Excerpted records >>
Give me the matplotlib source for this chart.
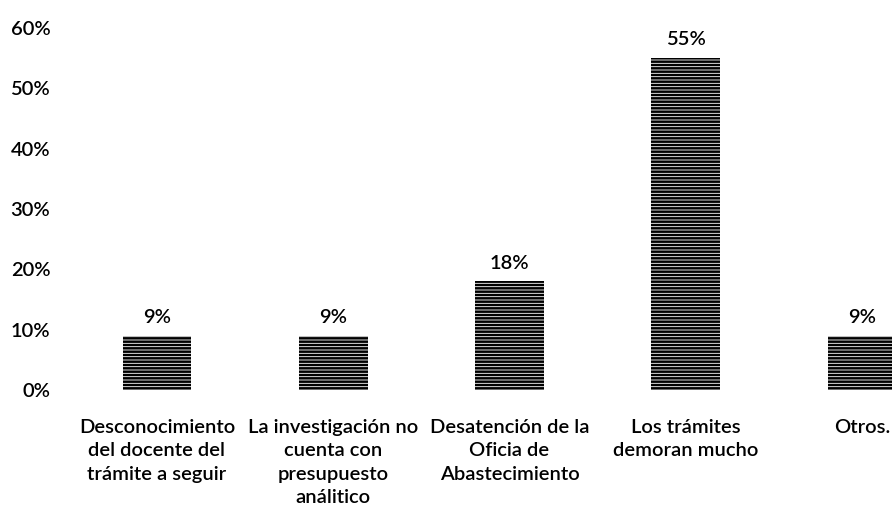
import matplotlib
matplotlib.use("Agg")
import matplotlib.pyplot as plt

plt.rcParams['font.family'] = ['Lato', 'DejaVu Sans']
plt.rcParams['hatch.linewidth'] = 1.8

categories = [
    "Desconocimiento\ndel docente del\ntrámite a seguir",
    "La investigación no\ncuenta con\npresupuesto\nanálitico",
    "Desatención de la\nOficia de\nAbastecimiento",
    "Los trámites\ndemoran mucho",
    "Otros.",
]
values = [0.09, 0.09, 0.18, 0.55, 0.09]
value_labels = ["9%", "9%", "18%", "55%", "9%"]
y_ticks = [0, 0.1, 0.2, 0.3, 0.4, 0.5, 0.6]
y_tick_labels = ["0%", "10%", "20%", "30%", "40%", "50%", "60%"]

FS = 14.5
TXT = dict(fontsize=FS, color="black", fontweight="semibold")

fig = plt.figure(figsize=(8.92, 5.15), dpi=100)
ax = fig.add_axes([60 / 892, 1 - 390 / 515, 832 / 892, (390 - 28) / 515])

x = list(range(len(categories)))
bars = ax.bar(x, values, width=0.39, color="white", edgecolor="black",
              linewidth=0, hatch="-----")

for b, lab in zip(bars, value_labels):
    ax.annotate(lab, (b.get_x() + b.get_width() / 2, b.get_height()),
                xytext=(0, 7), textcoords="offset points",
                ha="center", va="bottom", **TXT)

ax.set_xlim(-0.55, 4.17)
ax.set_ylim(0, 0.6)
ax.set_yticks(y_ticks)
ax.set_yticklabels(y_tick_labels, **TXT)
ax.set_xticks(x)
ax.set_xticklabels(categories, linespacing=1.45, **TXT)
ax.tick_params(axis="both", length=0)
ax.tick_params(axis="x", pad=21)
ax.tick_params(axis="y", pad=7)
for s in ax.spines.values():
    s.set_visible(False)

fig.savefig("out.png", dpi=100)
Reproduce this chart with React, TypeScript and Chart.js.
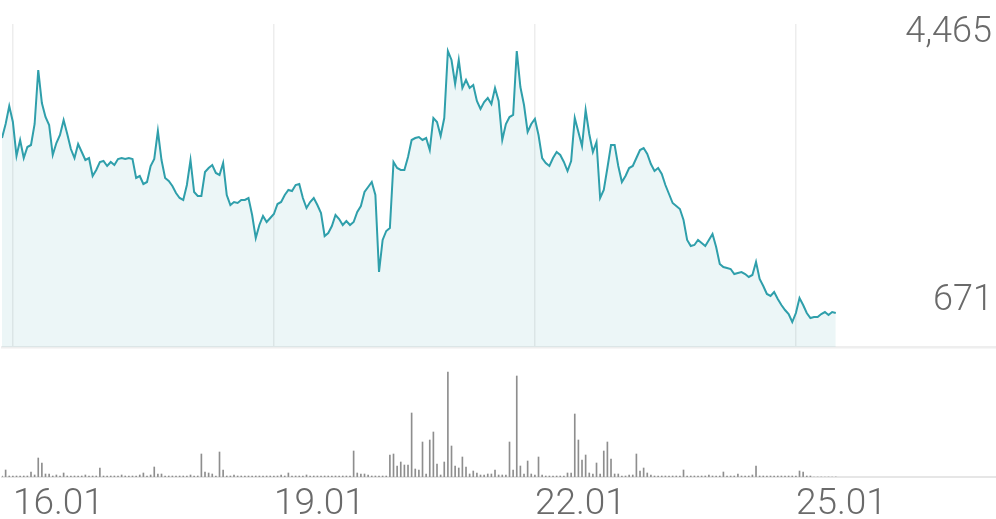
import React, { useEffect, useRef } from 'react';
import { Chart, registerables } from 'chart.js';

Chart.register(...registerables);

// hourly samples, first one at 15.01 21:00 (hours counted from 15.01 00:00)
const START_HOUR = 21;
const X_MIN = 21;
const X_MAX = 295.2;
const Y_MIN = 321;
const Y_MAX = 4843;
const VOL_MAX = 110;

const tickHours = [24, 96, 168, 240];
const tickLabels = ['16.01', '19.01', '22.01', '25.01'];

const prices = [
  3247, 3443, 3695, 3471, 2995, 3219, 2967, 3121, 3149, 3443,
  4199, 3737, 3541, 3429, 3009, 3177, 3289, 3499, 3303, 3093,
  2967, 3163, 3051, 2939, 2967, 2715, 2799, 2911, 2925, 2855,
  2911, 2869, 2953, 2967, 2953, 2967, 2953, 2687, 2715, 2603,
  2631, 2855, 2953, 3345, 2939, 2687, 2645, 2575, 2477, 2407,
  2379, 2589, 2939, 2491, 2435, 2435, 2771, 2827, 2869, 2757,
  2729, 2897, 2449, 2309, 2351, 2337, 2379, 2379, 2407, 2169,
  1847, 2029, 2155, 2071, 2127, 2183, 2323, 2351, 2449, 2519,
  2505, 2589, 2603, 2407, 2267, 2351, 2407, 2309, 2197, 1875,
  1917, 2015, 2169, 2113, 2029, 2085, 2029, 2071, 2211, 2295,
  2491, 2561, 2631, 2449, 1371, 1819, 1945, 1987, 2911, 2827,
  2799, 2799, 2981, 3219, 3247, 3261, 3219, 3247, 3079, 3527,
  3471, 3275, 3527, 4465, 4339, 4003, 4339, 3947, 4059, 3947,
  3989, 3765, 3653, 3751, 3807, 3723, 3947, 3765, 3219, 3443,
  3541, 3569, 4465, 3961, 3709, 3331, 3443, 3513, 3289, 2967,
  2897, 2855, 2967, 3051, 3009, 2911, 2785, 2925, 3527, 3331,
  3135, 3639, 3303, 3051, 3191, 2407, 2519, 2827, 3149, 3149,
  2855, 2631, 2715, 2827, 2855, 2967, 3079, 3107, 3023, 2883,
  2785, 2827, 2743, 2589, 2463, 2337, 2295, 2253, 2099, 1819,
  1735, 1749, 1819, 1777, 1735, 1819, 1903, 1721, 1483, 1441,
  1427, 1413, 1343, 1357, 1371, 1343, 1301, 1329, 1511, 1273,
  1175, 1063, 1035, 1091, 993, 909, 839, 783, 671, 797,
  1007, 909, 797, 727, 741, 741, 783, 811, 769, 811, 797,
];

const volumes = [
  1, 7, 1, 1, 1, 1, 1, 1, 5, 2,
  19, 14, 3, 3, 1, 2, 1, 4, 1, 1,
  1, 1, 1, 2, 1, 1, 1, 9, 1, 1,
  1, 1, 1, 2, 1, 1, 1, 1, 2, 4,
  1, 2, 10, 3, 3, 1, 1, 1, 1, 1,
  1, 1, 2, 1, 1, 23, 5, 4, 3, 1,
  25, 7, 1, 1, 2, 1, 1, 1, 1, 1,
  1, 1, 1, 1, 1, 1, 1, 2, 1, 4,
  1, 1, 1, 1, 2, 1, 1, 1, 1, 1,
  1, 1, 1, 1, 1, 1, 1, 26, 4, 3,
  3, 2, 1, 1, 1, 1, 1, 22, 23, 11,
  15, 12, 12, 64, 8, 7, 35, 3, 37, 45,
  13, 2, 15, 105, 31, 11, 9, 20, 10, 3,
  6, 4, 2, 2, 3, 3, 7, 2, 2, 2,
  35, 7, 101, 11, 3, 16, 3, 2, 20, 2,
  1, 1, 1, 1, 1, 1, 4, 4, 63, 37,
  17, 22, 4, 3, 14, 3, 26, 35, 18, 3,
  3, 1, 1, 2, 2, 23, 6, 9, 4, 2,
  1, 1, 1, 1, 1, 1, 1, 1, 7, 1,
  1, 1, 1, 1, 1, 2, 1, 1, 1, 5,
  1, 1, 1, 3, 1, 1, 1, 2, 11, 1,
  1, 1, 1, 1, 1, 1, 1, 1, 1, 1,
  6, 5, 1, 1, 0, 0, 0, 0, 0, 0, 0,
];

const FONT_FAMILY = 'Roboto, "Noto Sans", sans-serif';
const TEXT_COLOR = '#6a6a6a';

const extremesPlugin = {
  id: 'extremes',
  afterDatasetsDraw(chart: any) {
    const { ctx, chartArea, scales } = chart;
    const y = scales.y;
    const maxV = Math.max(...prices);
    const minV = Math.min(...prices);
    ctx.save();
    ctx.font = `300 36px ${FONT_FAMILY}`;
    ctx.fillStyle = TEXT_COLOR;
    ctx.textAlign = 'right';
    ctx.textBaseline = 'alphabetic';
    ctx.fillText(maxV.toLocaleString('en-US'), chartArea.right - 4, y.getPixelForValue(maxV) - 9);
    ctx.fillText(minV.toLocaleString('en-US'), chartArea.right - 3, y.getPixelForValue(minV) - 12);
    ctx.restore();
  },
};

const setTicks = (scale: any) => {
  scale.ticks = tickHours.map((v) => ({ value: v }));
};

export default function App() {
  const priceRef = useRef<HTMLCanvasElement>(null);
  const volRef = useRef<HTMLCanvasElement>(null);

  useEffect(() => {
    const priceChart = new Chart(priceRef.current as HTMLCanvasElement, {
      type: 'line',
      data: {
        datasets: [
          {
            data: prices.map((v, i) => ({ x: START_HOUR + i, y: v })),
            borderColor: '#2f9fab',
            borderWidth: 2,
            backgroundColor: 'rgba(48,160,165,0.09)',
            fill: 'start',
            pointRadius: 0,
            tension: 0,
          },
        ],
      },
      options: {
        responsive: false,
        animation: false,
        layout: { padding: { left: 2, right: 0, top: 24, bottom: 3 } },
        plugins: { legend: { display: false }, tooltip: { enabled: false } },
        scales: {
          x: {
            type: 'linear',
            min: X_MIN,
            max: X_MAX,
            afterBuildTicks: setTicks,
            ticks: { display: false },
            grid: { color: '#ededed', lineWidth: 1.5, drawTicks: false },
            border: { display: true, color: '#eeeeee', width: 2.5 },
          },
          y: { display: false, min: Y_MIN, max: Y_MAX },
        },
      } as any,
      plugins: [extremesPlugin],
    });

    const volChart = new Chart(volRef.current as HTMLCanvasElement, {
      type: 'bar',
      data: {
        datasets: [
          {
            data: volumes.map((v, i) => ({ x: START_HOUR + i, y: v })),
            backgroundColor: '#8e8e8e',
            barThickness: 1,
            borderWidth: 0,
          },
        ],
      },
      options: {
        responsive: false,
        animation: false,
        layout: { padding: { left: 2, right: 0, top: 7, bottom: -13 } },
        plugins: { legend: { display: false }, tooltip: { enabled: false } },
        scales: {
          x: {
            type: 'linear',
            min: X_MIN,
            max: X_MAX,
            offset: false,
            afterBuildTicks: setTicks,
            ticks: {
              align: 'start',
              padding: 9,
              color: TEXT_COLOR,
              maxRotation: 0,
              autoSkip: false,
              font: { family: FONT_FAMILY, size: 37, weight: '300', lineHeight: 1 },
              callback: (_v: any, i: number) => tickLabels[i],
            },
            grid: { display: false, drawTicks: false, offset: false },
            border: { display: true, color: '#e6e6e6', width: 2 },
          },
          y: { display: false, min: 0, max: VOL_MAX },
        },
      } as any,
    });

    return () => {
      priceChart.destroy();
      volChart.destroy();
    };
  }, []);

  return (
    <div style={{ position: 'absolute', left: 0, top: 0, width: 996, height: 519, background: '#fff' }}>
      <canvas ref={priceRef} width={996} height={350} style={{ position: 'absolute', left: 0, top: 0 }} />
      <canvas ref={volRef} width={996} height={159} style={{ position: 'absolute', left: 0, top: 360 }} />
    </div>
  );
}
==
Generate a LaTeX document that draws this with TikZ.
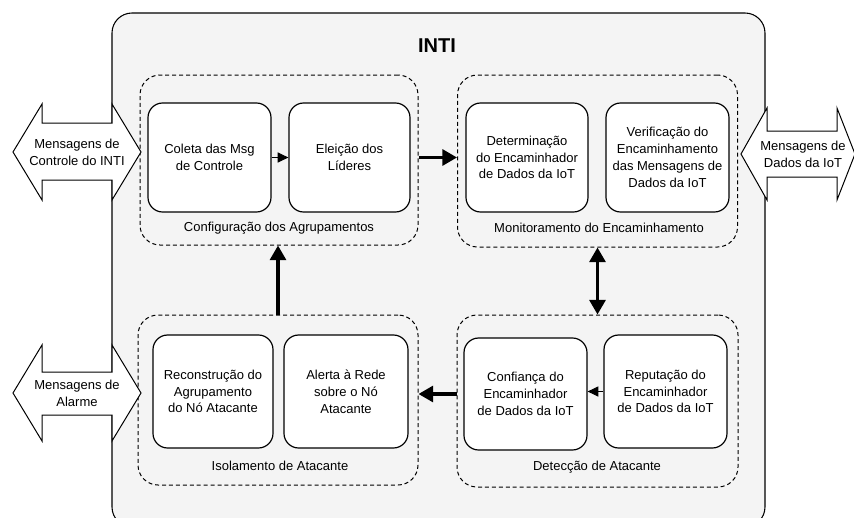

Task statement >>
From the line containing "Give me the matplotlib source for this chart." to the line containing "Chart.register(...registerables);", both lines included, give the text again exactly, without any pictures.

Complete output >>
Give me the matplotlib source for this chart.
import matplotlib
matplotlib.use("Agg")
import matplotlib.pyplot as plt

plt.rcParams['font.family'] = ['Lato', 'DejaVu Sans']
plt.rcParams['hatch.linewidth'] = 1.8

categories = [
    "Desconocimiento\ndel docente del\ntrámite a seguir",
    "La investigación no\ncuenta con\npresupuesto\nanálitico",
    "Desatención de la\nOficia de\nAbastecimiento",
    "Los trámites\ndemoran mucho",
    "Otros.",
]
values = [0.09, 0.09, 0.18, 0.55, 0.09]
value_labels = ["9%", "9%", "18%", "55%", "9%"]
y_ticks = [0, 0.1, 0.2, 0.3, 0.4, 0.5, 0.6]
y_tick_labels = ["0%", "10%", "20%", "30%", "40%", "50%", "60%"]

FS = 14.5
TXT = dict(fontsize=FS, color="black", fontweight="semibold")

fig = plt.figure(figsize=(8.92, 5.15), dpi=100)
ax = fig.add_axes([60 / 892, 1 - 390 / 515, 832 / 892, (390 - 28) / 515])

x = list(range(len(categories)))
bars = ax.bar(x, values, width=0.39, color="white", edgecolor="black",
              linewidth=0, hatch="-----")

for b, lab in zip(bars, value_labels):
    ax.annotate(lab, (b.get_x() + b.get_width() / 2, b.get_height()),
                xytext=(0, 7), textcoords="offset points",
                ha="center", va="bottom", **TXT)

ax.set_xlim(-0.55, 4.17)
ax.set_ylim(0, 0.6)
ax.set_yticks(y_ticks)
ax.set_yticklabels(y_tick_labels, **TXT)
ax.set_xticks(x)
ax.set_xticklabels(categories, linespacing=1.45, **TXT)
ax.tick_params(axis="both", length=0)
ax.tick_params(axis="x", pad=21)
ax.tick_params(axis="y", pad=7)
for s in ax.spines.values():
    s.set_visible(False)

fig.savefig("out.png", dpi=100)
Reproduce this chart with React, TypeScript and Chart.js.
import React, { useEffect, useRef } from 'react';
import { Chart, registerables } from 'chart.js';

Chart.register(...registerables);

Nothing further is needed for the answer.